Other common names:
There are two species of Ophiosphaerella (formerly Leptosphaeria) that cause spring dead spot; but in Australia the dominant causal agent is Ophiosphaerella korrae (J. Walker & A.M. Sm. bis). Ophiosphaerella korrae also causes necrotic ring spot within turfgrass. It has been classed by turf managers and pathologists alike as one of, if not the most serious disease of Cynodon spp. in Australia.
Ophiosphaerella korrae is a member of the ectotrophic root-infecting fungal complex of soil-borne pathogens on turfgrass (Miller, 2007). Spring dead spot appears as circular patches of “bleached”, straw coloured dead grass, a few centimeters to 1 metre in diameter (commonly less than 50 cm) when turf resumes growth in spring. The patches may combine to form large areas. On affected plants dark elliptical sclerotia (a compact mass of hardened fungal mycelium) are often visible on stolons. Dark sunken lesions can be seen on affected crown buds, roots and stolons; these areas may become black, necrotic, and brittle in advanced stages of infection (Wong and Harivandi, 2009. Sometimes, the symptoms are not evident until 2-3 or more years after the establishment of the disease at which time the centres may remain alive and take on a “ring-like” appearance. Weeds are often found within the centre of the patches where competition is less severe to non-existent.

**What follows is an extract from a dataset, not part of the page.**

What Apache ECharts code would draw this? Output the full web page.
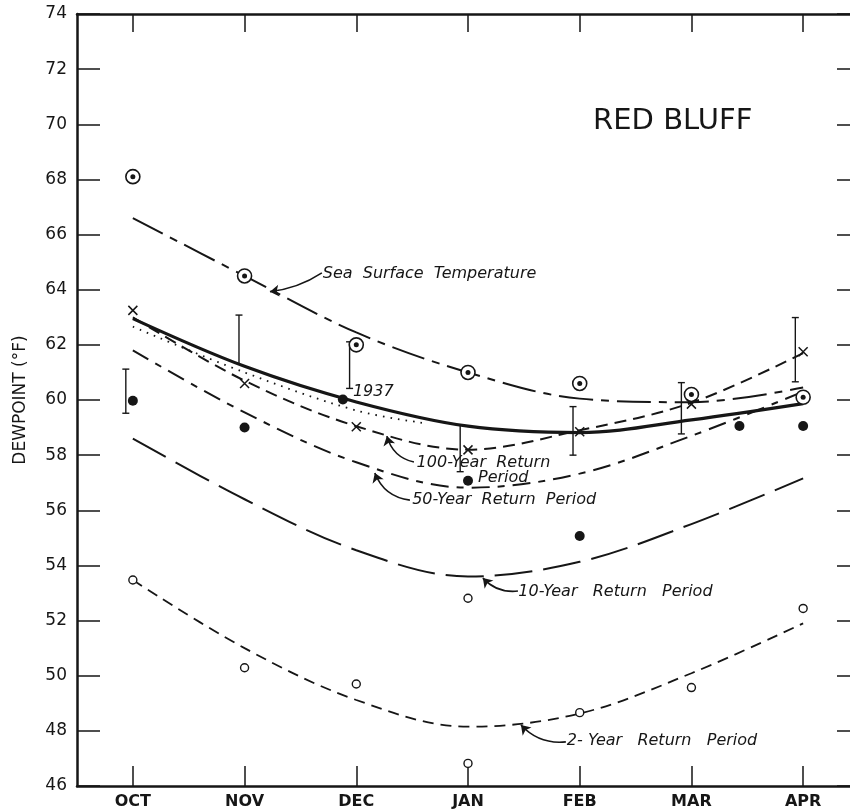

Spring dead spot favors older turf which may have a high thatch level, low potassium level, poor drainage and reduced irrigation. Spring dead spot favors cooler conditions when couch growth has slowed or is dormant. Incidence of the disease may be elevated by high nitrogen applications. Spring dead spot can spread across your turf area by machinery, transfer of clippings, by water within the soil etc.
Expanding circular patches or spots appear often in spring within mature turf swards that are routinely managed e.g. sports fields, and golf courses. However, symptoms can also be seen in autumn and winter after cool climatic conditions and/or wet weather. Roots of affected plants turf dark brown to black and are severely rotted.
The disease is normally found on established turf across all states and territories within Australia and has low economic significance. The disease affects both warm- and cool-season turfgrasses.
Ophiosphaerella korrae is thought to survive unfavorable environments as mycelial plaques in plant debris. The fungus is thought to move from plant to plant by growing ectotrophically along the surface of roots and rhizomes, and infecting cells in the root cortex (Miller, 2007). Patches are commonly seen in spring, hence the name spring dead spot. However, symptoms can also be seen in autumn and winter after cool climatic conditions and/or wet weather.
Spring dead spot is found within varieties of Cynodon spp. This includes Cynodon dactylon (green couch) and C. dactylon x C. transvaalensis (Cynodon hybrid). There are reports that spring dead spot has been found within other turf species including Agrostis palustris (creeping bentgrass), Festuca sp., Axonopus compressus (broadleaf carpetgrass), Stenotaphrum secundatum (buffalograss), Pennisetum clandestinum (kikuyu), Eremochloa sp., Poa annua (Poa), Poa pratensis (Kentucky bluegrass) and perennial ryegrass (Lolium perenne). However, the latter species, excluding Kentucky bluegrass (although newer cultivars have been bred for resistance to spring dead spot), are more tolerable to spring dead spot infection.